His sample actually showed up five different variants of the stimulant ephedrine, although it’s said the only reason Maradona was caught is because they wanted him caught.
None of this seems to be any great concern to Fifa, either, who have always claimed that performance enhancing drugs don’t work in the beautiful game of football. Or, to quote Uefa president Michel Platini, “I don’t think there is any form of organized doping in soccer”.
There are some famous Italian and Spanish clubs who might disagree, but Fifa reckon they have the numbers to prove it: of the 230,000 samples analysed on football players from 2005 to 2013, only 752 came back positive, and of those just 93 were for steroids or hormones, while the other 659 were for cocaine, marijuana and other so-called recreational drugs.
Those numbers might sound reassuring compared to what athletics and cycling must throw up every year, although on closer inspection, they are not.
According to Wada figures, 27,836 athletes were tested worldwide in 2012, compared to 28,008 in football – when the pool of footballers is naturally far greater.
And while 1.8 per cent of athletics tests came back positive, football wasn’t that far behind, with 1.3 per cent. (Cycling positives, by the way, came in at 3.7 per cent.)
The fact that most footballers are still tested at stadiums and training sites – unlike athletes, who are more typically tested after a surprise knock on the door – is hardly reassuring, either.
That’s not saying football doesn’t deserve to be presented as a clean and perfectly legit game, at least beyond the constantly orchestrated diving techniques, the frequent feigning of injury, and the occasionally deliberate handball.
But should any footballer have been tempted to sway towards some sort of performance enhancing drug – recreational or otherwise – then he probably won’t have much to worry about when the World Cup gets underway next Thursday.
The problem is that Brazil used to have a Wada-accredited lab, in Rio de Janeiro, before testing was suspended there, last November, when it repeatedly failed to correctly determine the results on samples sent there to evaluate its proficiency.
The samples
The Rio lab, in other words, couldn’t even be relied upon to separate the positives from the negatives.
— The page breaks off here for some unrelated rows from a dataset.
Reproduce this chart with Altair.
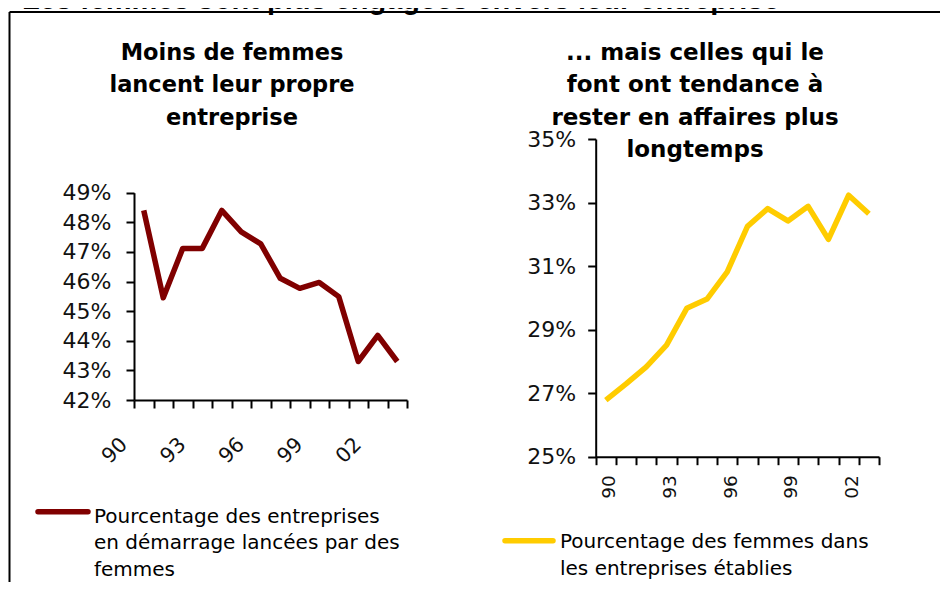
import json
import altair as alt
import pandas as pd

# ---------------- data ----------------
years = ["90", "91", "92", "93", "94", "95", "96", "97", "98", "99", "00", "01", "02", "03"]
startups_by_women = [48.4, 45.45, 47.12, 47.12, 48.4, 47.68, 47.27, 46.11, 45.77, 45.97, 45.49, 43.3, 44.18, 43.3]
women_in_established = [26.78, 27.29, 27.83, 28.51, 29.67, 29.96, 30.82, 32.25, 32.81, 32.42, 32.88, 31.84, 33.23, 32.65]
left_ticks = [42, 43, 44, 45, 46, 47, 48, 49]
right_ticks = [25, 27, 29, 31, 33, 35]
shown_year_labels = ["90", "93", "96", "99", "02"]

main_title = "Les femmes sont plus engagées envers leur entreprise"
left_title = ["Moins de femmes", "lancent leur propre", "entreprise"]
right_title = ["... mais celles qui le", "font ont tendance à", "rester en affaires plus", "longtemps"]
left_legend = ["Pourcentage des entreprises", "en démarrage lancées par des", "femmes"]
right_legend = ["Pourcentage des femmes dans", "les entreprises établies"]

W, H = 932, 574
FONT = "DejaVu Sans"
DARK_RED = "#800000"
YELLOW = "#FFCC00"

label_expr = f"indexof({json.dumps(shown_year_labels)}, datum.label) >= 0 ? datum.label : ''"

axis_common = dict(
    grid=False, domainColor="black", domainWidth=2, tickColor="black", tickWidth=2,
    tickSize=8, labelFont=FONT, labelColor="#111111", title=None, labelOverlap=False,
    labelBound=False,
)

df_left = pd.DataFrame({"annee": years, "pct": startups_by_women})
df_right = pd.DataFrame({"annee2": years, "pct2": women_in_established})
one = pd.DataFrame({"k": [0]})

left_line = alt.Chart(df_left).mark_line(color=DARK_RED, strokeWidth=5.5, strokeJoin="round").encode(
    x=alt.X("annee:O", sort=years, bandPosition=0.5,
            scale=alt.Scale(type="band", domain=years, range=[126, 399], paddingInner=0, paddingOuter=0),
            axis=alt.Axis(orient="bottom", offset=392 - H, tickBand="extent", labelExpr=label_expr,
                          labelAngle=315, labelOffset=-27, labelPadding=26, labelFontSize=20.5, **axis_common)),
    y=alt.Y("pct:Q", scale=alt.Scale(domain=[42, 49], range=[392, 184.7], nice=False, zero=False),
            axis=alt.Axis(orient="left", offset=-126, values=left_ticks, labelExpr="datum.value + '%'",
                          labelPadding=15, labelFontSize=22, **axis_common)),
)

right_line = alt.Chart(df_right).mark_line(color=YELLOW, strokeWidth=5.5, strokeJoin="round").encode(
    x=alt.X("annee2:O", sort=years, bandPosition=0.5,
            scale=alt.Scale(type="band", domain=years, range=[587.7, 871], paddingInner=0, paddingOuter=0),
            axis=alt.Axis(orient="bottom", offset=448.7 - H, tickBand="extent", labelExpr=label_expr,
                          labelAngle=270, labelOffset=3, labelPadding=10, labelFontSize=18.5, **axis_common)),
    y=alt.Y("pct2:Q", scale=alt.Scale(domain=[25, 35], range=[448.7, 131], nice=False, zero=False),
            axis=alt.Axis(orient="left", offset=-587.7, values=right_ticks, labelExpr="datum.value + '%'",
                          labelPadding=12, labelFontSize=22, **axis_common)),
)

def text_layer(lines, x, y, size, weight="normal", align="center", line_height=32.3, font=FONT):
    return alt.Chart(one).mark_text(
        text=lines, font=font, fontSize=size, fontWeight=weight, align=align,
        baseline="alphabetic", lineHeight=line_height, color="black",
    ).encode(x=alt.value(x), y=alt.value(y))

top_title = text_layer(main_title, 14, 1, 29, "bold", "left", 30, "Liberation Sans")
left_t = text_layer(left_title, 224, 52, 22.5, "bold")
right_t = text_layer(right_title, 687, 52, 23, "bold")
left_leg_text = text_layer(left_legend, 86, 514.5, 20, "normal", "left", 26.7)
right_leg_text = text_layer(right_legend, 552, 540.3, 20, "normal", "left", 26.7)

left_leg_sym = alt.Chart(one).mark_rule(color=DARK_RED, strokeWidth=5.5, strokeCap="round").encode(
    x=alt.value(30), x2=alt.value(80), y=alt.value(503.7))
right_leg_sym = alt.Chart(one).mark_rule(color=YELLOW, strokeWidth=5.5, strokeCap="round").encode(
    x=alt.value(497), x2=alt.value(545), y=alt.value(532.7))

border_top = alt.Chart(one).mark_rule(color="black", strokeWidth=2).encode(
    x=alt.value(1.5), x2=alt.value(W), y=alt.value(4))
border_left = alt.Chart(one).mark_rule(color="black", strokeWidth=2).encode(
    x=alt.value(1.5), y=alt.value(4), y2=alt.value(H))

chart = alt.layer(
    border_top, border_left, top_title, left_t, right_t,
    left_line, right_line, left_leg_sym, right_leg_sym, left_leg_text, right_leg_text,
).resolve_scale(x="independent", y="independent").resolve_axis(
    x="independent", y="independent"
).properties(
    width=W, height=H, autosize=alt.AutoSizeParams(type="none"), padding=0,
).configure_view(stroke=None)

chart.save("out.html", embed_options={"renderer": "svg", "actions": False})
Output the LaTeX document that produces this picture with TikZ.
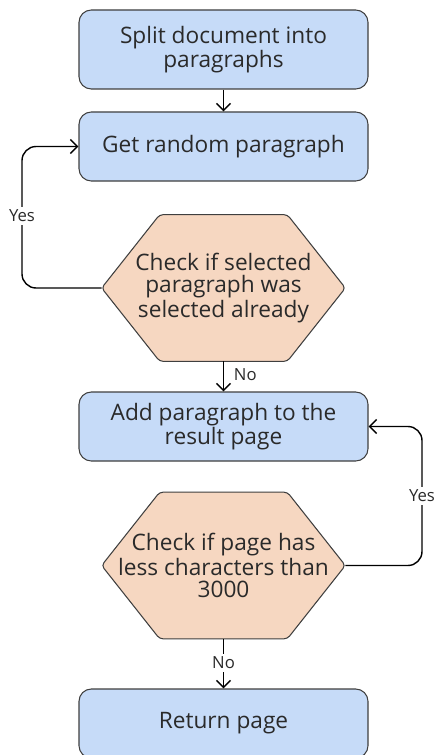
\documentclass[tikz,border=0pt]{standalone}
\usepackage{fontspec}
\setmainfont{Open Sans}
\usetikzlibrary{positioning,arrows.meta}
\definecolor{boxblue}{HTML}{C6DBF8}
\definecolor{hexpeach}{HTML}{F6D7C1}
\definecolor{edgegray}{HTML}{3F3F3F}
\definecolor{txtgray}{HTML}{2A2A2A}
\pgfdeclarelayer{back}
\pgfsetlayers{back,main}

\begin{document}
\begin{tikzpicture}[
  lbl/.style={font=\fontsize{9.5}{11}\selectfont, text=txtgray, inner sep=1.5pt},
  stepbox/.style={rectangle, rounded corners=7pt, draw=edgegray, line width=0.6pt, fill=boxblue,
    minimum width=5.78cm, minimum height=1.38cm, align=center, text=txtgray,
    font=\fontsize{12.9}{12.8}\selectfont},
  hexa/.style={rectangle, minimum width=4.86cm, minimum height=2.92cm, inner sep=0pt,
    align=center, text=txtgray, font=\fontsize{12.9}{12.8}\selectfont},
  hexline/.style={draw=edgegray, line width=0.6pt, rounded corners=2pt, fill=hexpeach},
  flowedge/.style={draw=black, line width=0.8pt, -{Straight Barb[length=4pt,width=8pt]}},
  loopedge/.style={flowedge, rounded corners=8pt}
]
\useasboundingbox (0,0) rectangle (8.68,-15.10);

\node[stepbox, minimum height=1.58cm] (nsplit) at (4.47,-0.99) {Split document into\\paragraphs};
\node[stepbox] (nget) at (4.47,-2.93) {Get random paragraph};
\node[hexa] (nseen) at (4.47,-5.76) {Check if selected\\paragraph was\\selected already};
\node[stepbox] (nadd) at (4.47,-8.53) {Add paragraph to the\\result page};
\node[hexa] (nsize) at (4.47,-11.31) {Check if page has\\less characters than\\3000};
\node[stepbox] (nret) at (4.47,-14.47) {Return page};
\coordinate (cleft) at (0.44,-5.76);
\coordinate (cright) at (8.44,-11.31);

\begin{pgfonlayer}{back}
\foreach \hx in {nseen,nsize}
  \path[hexline] (\hx.west) -- ([xshift=1.16cm]\hx.north west) -- ([xshift=-1.16cm]\hx.north east)
    -- (\hx.east) -- ([xshift=-1.16cm]\hx.south east) -- ([xshift=1.16cm]\hx.south west) -- cycle;
\end{pgfonlayer}

\draw[flowedge] (nsplit) -- (nget);
\draw[loopedge] (nseen.west) -- (cleft) |- (nget.west);
\draw[flowedge] (nseen) -- (nadd);
\draw[loopedge] (nsize.east) -- (cright) |- (nadd.east);
\draw[flowedge] (nsize) -- (nret);
\node[lbl, fill=white] (lyes1) at (0.44,-4.32) {Yes};
\node[lbl, anchor=west] (lno1) at (4.62,-7.50) {No};
\node[lbl, fill=white] (lyes2) at (8.44,-9.92) {Yes};
\node[lbl, fill=white] (lno2) at (4.47,-13.26) {No};

\end{tikzpicture}
\end{document}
So, what the World Cup organisers have agreed instead is to fly all the samples taken over the course of the tournament to the Wada-accredited lab in Lausanne, some 5,833 miles away from São Paulo, or even further, depending on which of the 12 host cities the sample was actually taken.
From Manaus – where England, Italy, the United States, Portugal, Cameroon, Croatia, Honduras and Switzerland will each play a group match – it could take at least 36 hours, and by the time the results actually come back, most of those teams will have played another game, or indeed been eliminated.
A lot can happen to a doping sample in those 36 hours, no matter how well it’s stored and carried. Which is why before the London Olympics, two years ago, so much emphasis was placed on the fact every sample taken during the Games would be fully tested for 240 prohibited substances within 24 hours, at the purpose-built Wada-accredited lab in Harlow.
Now, imagine the fuss that would be made if, two years from now, the Olympics were about to get underway in Rio and there was no guarantee that samples from athletes like Usain Bolt would be tested for another 36 hours.
The people who run these shows like to point out an important difference between the Olympics and the World Cup: the Olympics are awarded to a city, while the World Cup is awarded to a country – although when it comes to drug testing, Brazil now and Rio 2016 are actually a world apart.